Environmental history is now a well-established field, yet studies about Latin America fall far short in number compared to those of other geographical locations. Given such a lacuna, any work that takes an environmental approach is welcome and timely. Thus, Reynaldo Funes makes a valuable contribution by employing environmental history in examining the spread of sugar cultivation [End Page 132] in Cuba as a battle between the primordial forests and the ever-encroaching cane fields.

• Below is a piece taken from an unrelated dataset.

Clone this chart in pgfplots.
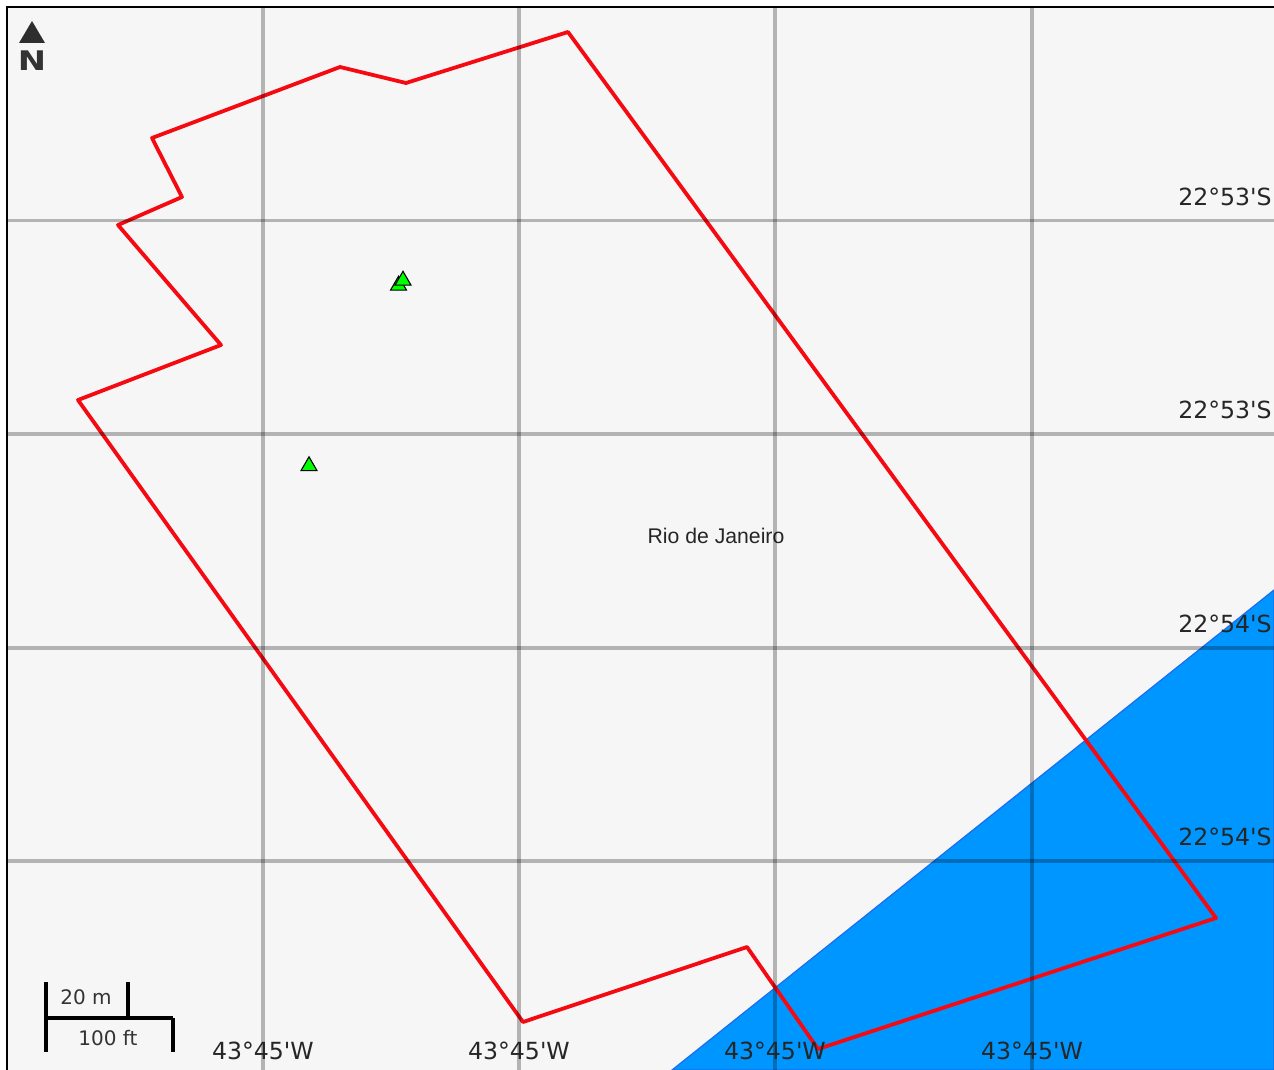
\documentclass[border=0pt]{standalone}
\usepackage{pgfplots}
\usepackage{fontspec}
\pgfplotsset{compat=1.18}
\setmainfont{DejaVu Sans}[Ligatures=TeXOff]
\newfontfamily\helv{Liberation Sans}
\definecolor{bg}{HTML}{F6F6F6}
\definecolor{water}{HTML}{0096FF}
\definecolor{wedge}{HTML}{1C6CF0}
\definecolor{redline}{HTML}{F50A12}
\definecolor{dk}{HTML}{333333}
\begin{document}
\begin{tikzpicture}
\useasboundingbox (-3.5pt,0pt) rectangle (633.5pt,535pt);
\begin{axis}[
  scale only axis, width=633.5pt, height=531.5pt,
  xmin=7, xmax=1274, ymin=7, ymax=1070, y dir=reverse,
  axis line style={draw=none},
  axis on top,
  clip=true,
  major tick length=0pt,
  xtick={263,519,775,1032},
  xticklabels={43°45'W,43°45'W,43°45'W,43°45'W},
  ytick={220.5,434,648,861},
  yticklabels={22°53'S,22°53'S,22°54'S,22°54'S},
  xticklabel pos=bottom, yticklabel pos=right,
  tick label style={font=\fontsize{11.8}{14}\selectfont, text=black!85, inner sep=0pt},
  xticklabel style={anchor=center, yshift=9.5pt},
  yticklabel style={anchor=east, xshift=-1pt, yshift=12pt},
  grid=major,
  major grid style={draw=black, opacity=0.27, line width=1.6pt},
]
% background
\addplot[fill=bg, draw=none] coordinates {(7,7) (1274,7) (1274,1070) (7,1070)} -- cycle;
% water
\addplot[fill=water, draw=wedge, line width=0.6pt] coordinates {(672,1070) (1274,590) (1274,1070)} -- cycle;
% area outline
\addplot[redline, line width=1.9pt, line join=round] coordinates {
 (568,32) (1216,918) (818,1049) (747,947) (523,1022) (78,400) (221,345)
 (118,225) (182,197) (152,138) (340,67) (406,83) (568,32)} -- cycle;
% sites
\addplot[only marks, mark=triangle*, mark size=4.6pt,
  mark options={fill=green, draw=black, line width=0.55pt}] coordinates {
 (398.5,285.5) (403,280.5) (309,466)};
% scale bar
\addplot[black, line width=1.6pt] coordinates {(46,982) (46,1052)};
\addplot[black, line width=1.6pt] coordinates {(46,1018) (173,1018)};
\addplot[black, line width=1.6pt] coordinates {(128,982) (128,1018)};
\addplot[black, line width=1.6pt] coordinates {(173,1018) (173,1052)};
% north arrow
\addplot[fill=dk!90!black, draw=none] coordinates {(19,43) (32,21) (45,43)} -- cycle;
\node[font=\fontsize{13.5}{15}\selectfont\bfseries, text=dk, inner sep=0pt, xscale=1.25] at (axis cs:32,61) {N};
\node[font=\fontsize{10}{12}\selectfont, text=black!80, inner sep=0pt] at (axis cs:86,997) {20 m};
\node[font=\fontsize{10}{12}\selectfont, text=black!80, inner sep=0pt] at (axis cs:108,1038) {100 ft};
\node[font=\helv\fontsize{10.6}{12}\selectfont, text=black!85, inner sep=0pt] at (axis cs:716,536) {Rio de Janeiro};
\end{axis}
\draw[black, line width=1.2pt] (0pt,0pt) -- (0pt,531.5pt) -- (633.5pt,531.5pt);
\end{tikzpicture}
\end{document}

There is much to admire in this book, even for scholars (such as this reviewer) for whom sugar determinism is theoretically unsatisfying. The author draws on a wealth of primary sources, including archives in Cuba and in Spain, an exhaustive number of contemporary scientific materials, travelers’ accounts, journals, meteorological accounts, and newspapers. The title suggests a long chronological scope, but the first chapter is thin, covering the 270 years from 1492 through 1772 in just twenty pages. The bulk of this book deals with the late eighteenth and nineteenth centuries. Chapter 2 sets up the battle between Charles III’s government and aspiring sugar producers hoping to expand their cultivation. Chapter 3 establishes the move toward private, unrestricted ownership of land, while chapter 4 (covering 1815 to 1876) shows how the battle moved from the use of wood for shipbuilding to its use for fuel for the ingenios. The final two chapters recount the familiar story of how technology led to the development of the great sugar refineries and how the U.S. market determined the course of production by the end of the century.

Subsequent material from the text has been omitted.